The farm was put up for sale by the executors of Miss Anderson in 1932. The particulars [BML10/74/16] state that it had 386 acres, 3 roods, 13 poles of land and a "modern freehold detached dwelling house with garden and paddock extending to an area of about 4 acres, 3 roods, 8 perches", the dwelling was known as "Dunedin" and lay at the bend in the road from Ampthill to Toddington on the western edge of the farm. The "Georgian farm house" comprised seven bedrooms, a boxroom, a lounge hall, two sitting rooms, a kitchen, washhouse, wood shed, dairy, cooling house and larder as well as a coal house, garden and orchard.
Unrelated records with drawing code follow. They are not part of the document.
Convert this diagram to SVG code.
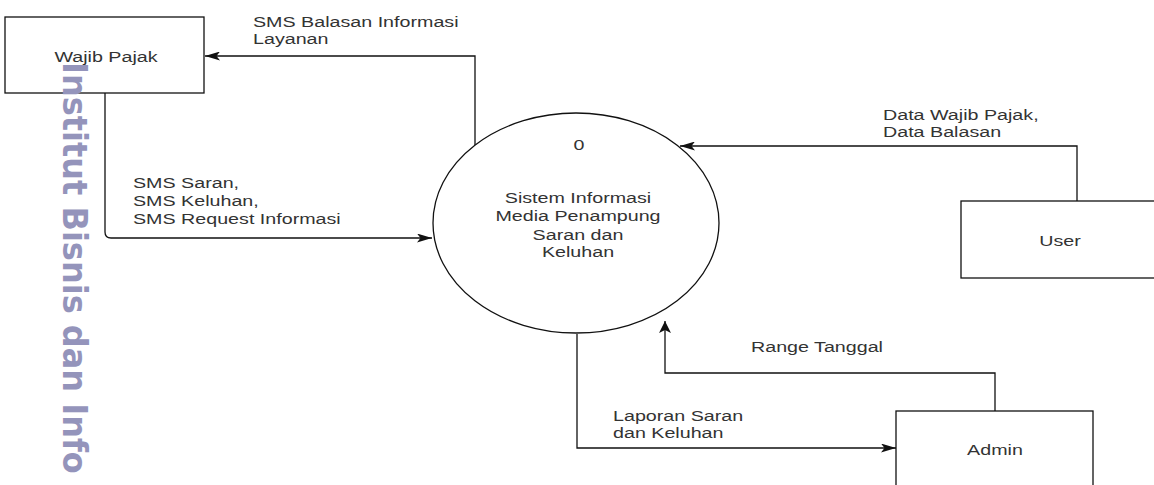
<svg xmlns="http://www.w3.org/2000/svg" width="1154" height="485" viewBox="0 0 1154 485">
<defs>
<style>
.box{fill:#fff;stroke:#111;stroke-width:1.3}
.proc{fill:#fff;stroke:#111;stroke-width:1.3}
.edge{fill:none;stroke:#111;stroke-width:1.3}
.t{font-family:"Liberation Sans",Arial,sans-serif;font-size:15.5px;fill:#333}
.c{text-anchor:middle}
.wm{font-family:"DejaVu Sans",Verdana,sans-serif;font-weight:bold;font-size:32px;fill:#9494bb}
</style>
<marker id="ah" viewBox="0 0 15 9" refX="15" refY="4.5" markerWidth="15" markerHeight="9" markerUnits="userSpaceOnUse" orient="auto">
<path d="M0,0 L15,4.5 L0,9 L3.5,4.5 Z" fill="#111"/>
</marker>
<marker id="av" viewBox="0 0 12 12" refX="12" refY="6" markerWidth="12" markerHeight="12" markerUnits="userSpaceOnUse" orient="auto">
<path d="M0,0 L12,6 L0,12 L3,6 Z" fill="#111"/>
</marker>
</defs>
<rect width="1154" height="485" fill="#fff"/>

<g id="connectors">
<path class="edge" d="M475,145 V56 H205" marker-end="url(#ah)"/>
<path class="edge" d="M105,93 V232 Q105,238 111,238 H432" marker-end="url(#ah)"/>
<path class="edge" d="M1077,201 V146 H680" marker-end="url(#ah)"/>
<path class="edge" d="M995,411 V373 H665 V321" marker-end="url(#av)"/>
<path class="edge" d="M577,334 V448 H896" marker-end="url(#ah)"/>
<text class="t" transform="translate(253 27) scale(1.27 1)"><tspan x="0" y="0">SMS Balasan Informasi</tspan><tspan x="0" y="17">Layanan</tspan></text>
<text class="t" transform="translate(133 188) scale(1.27 1)"><tspan x="0" y="0">SMS Saran,</tspan><tspan x="0" y="18">SMS Keluhan,</tspan><tspan x="0" y="36">SMS Request Informasi</tspan></text>
<text class="t" transform="translate(883 120) scale(1.27 1)"><tspan x="0" y="0">Data Wajib Pajak,</tspan><tspan x="0" y="17">Data Balasan</tspan></text>
<text class="t" transform="translate(751 352) scale(1.27 1)">Range Tanggal</text>
<text class="t" transform="translate(613 421) scale(1.27 1)"><tspan x="0" y="0">Laporan Saran</tspan><tspan x="0" y="17">dan Keluhan</tspan></text>
</g>

<g id="wajib-pajak">
<rect class="box" x="5" y="17" width="199" height="76"/>
<text class="t c" transform="translate(106 62) scale(1.27 1)">Wajib Pajak</text>
</g>

<g id="sistem">
<ellipse class="proc" cx="576" cy="223" rx="143" ry="110"/>
<text class="t c" transform="translate(579 150) scale(1.27 1)">0</text>
<text class="t c" transform="translate(578 203) scale(1.27 1)"><tspan x="0" y="0">Sistem Informasi</tspan><tspan x="0" y="18.5">Media Penampung</tspan><tspan x="0" y="37">Saran dan</tspan><tspan x="0" y="54">Keluhan</tspan></text>
</g>

<g id="user">
<rect class="box" x="961" y="201" width="198" height="77"/>
<text class="t c" transform="translate(1060 246) scale(1.27 1)">User</text>
</g>

<g id="admin">
<rect class="box" x="896" y="411" width="197" height="77"/>
<text class="t c" transform="translate(995 455) scale(1.27 1)">Admin</text>
</g>

<g id="watermark">
<text class="wm" transform="translate(63 62) rotate(90) scale(1 1.06)">Institut Bisnis dan Info</text>
</g>
</svg>
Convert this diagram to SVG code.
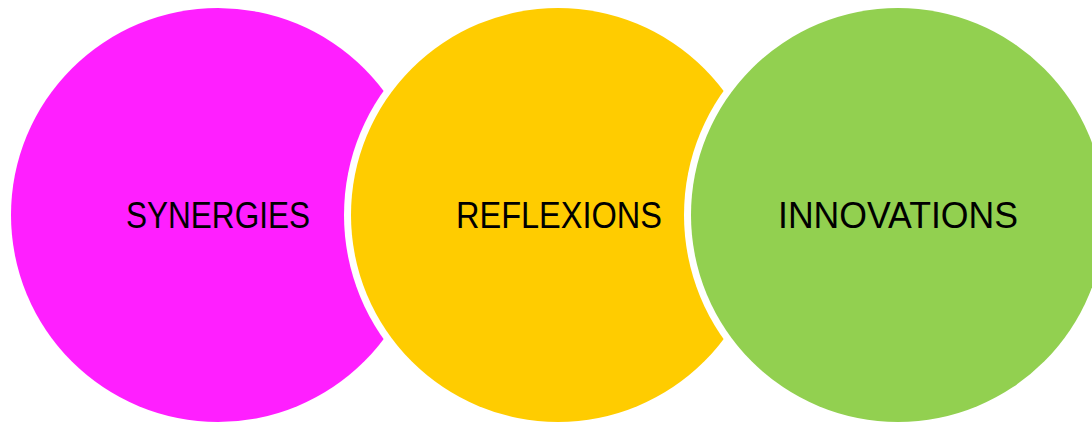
<svg xmlns="http://www.w3.org/2000/svg" width="1092" height="422" viewBox="0 0 1092 422">
<style>
.gap{fill:#FFFFFF}
.lbl{font-family:"Liberation Sans",Arial,sans-serif;font-size:36px;fill:#000000}
</style>
<rect width="1092" height="422" fill="#FFFFFF"/>
<g id="node-synergies">
<circle cx="218" cy="215" r="207" fill="#FF1FFF"/>
<text class="lbl" x="126" y="228" textLength="184" lengthAdjust="spacingAndGlyphs">SYNERGIES</text>
</g>
<g id="node-reflexions">
<circle class="gap" cx="558" cy="215" r="214"/>
<circle cx="558" cy="215" r="207" fill="#FFCC00"/>
<text class="lbl" x="456" y="228" textLength="206" lengthAdjust="spacingAndGlyphs">REFLEXIONS</text>
</g>
<g id="node-innovations">
<circle class="gap" cx="898" cy="215" r="214"/>
<circle cx="898" cy="215" r="207" fill="#92D050"/>
<text class="lbl" x="778" y="228" textLength="240" lengthAdjust="spacingAndGlyphs">INNOVATIONS</text>
</g>
<g id="connectors"></g>
</svg>
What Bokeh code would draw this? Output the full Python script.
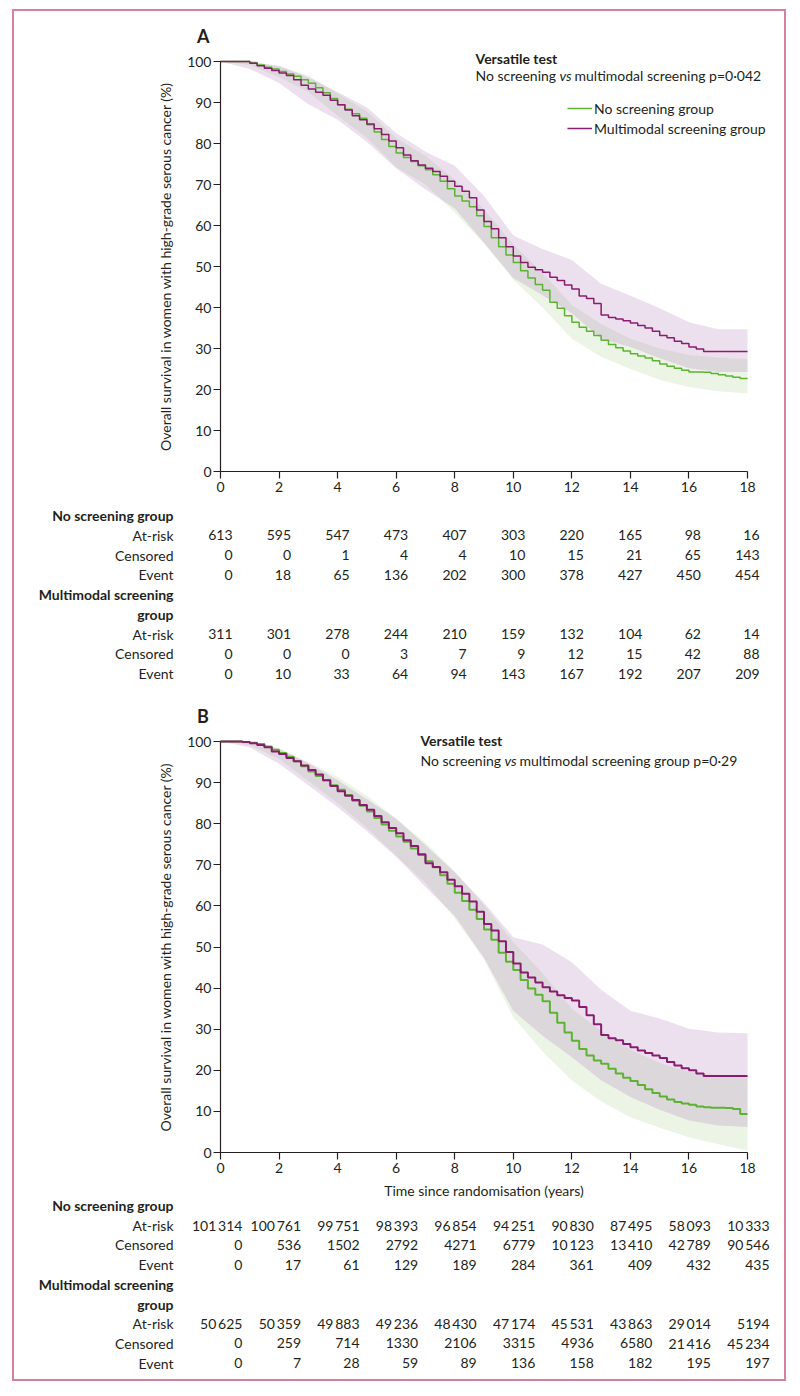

Water came from a spring. "The Totle being well known in the neighbourhood shall commence … with a Conveyance on Sale dated 23rd day of March 1918, from Edith Georgina Dewar Murray and others to William Anderson".

On 16th October 1940 an RAF Wellington bomber (P.9276 from 9 Squadron based at Honnington [Suffolk] was struggling back from a raid on Kiel. It crashed at Old Park Farm and five of the crew of six were injured [WW2/AR/CO/2/2]. A high explosive bomb was dropped at the farm in December 1940.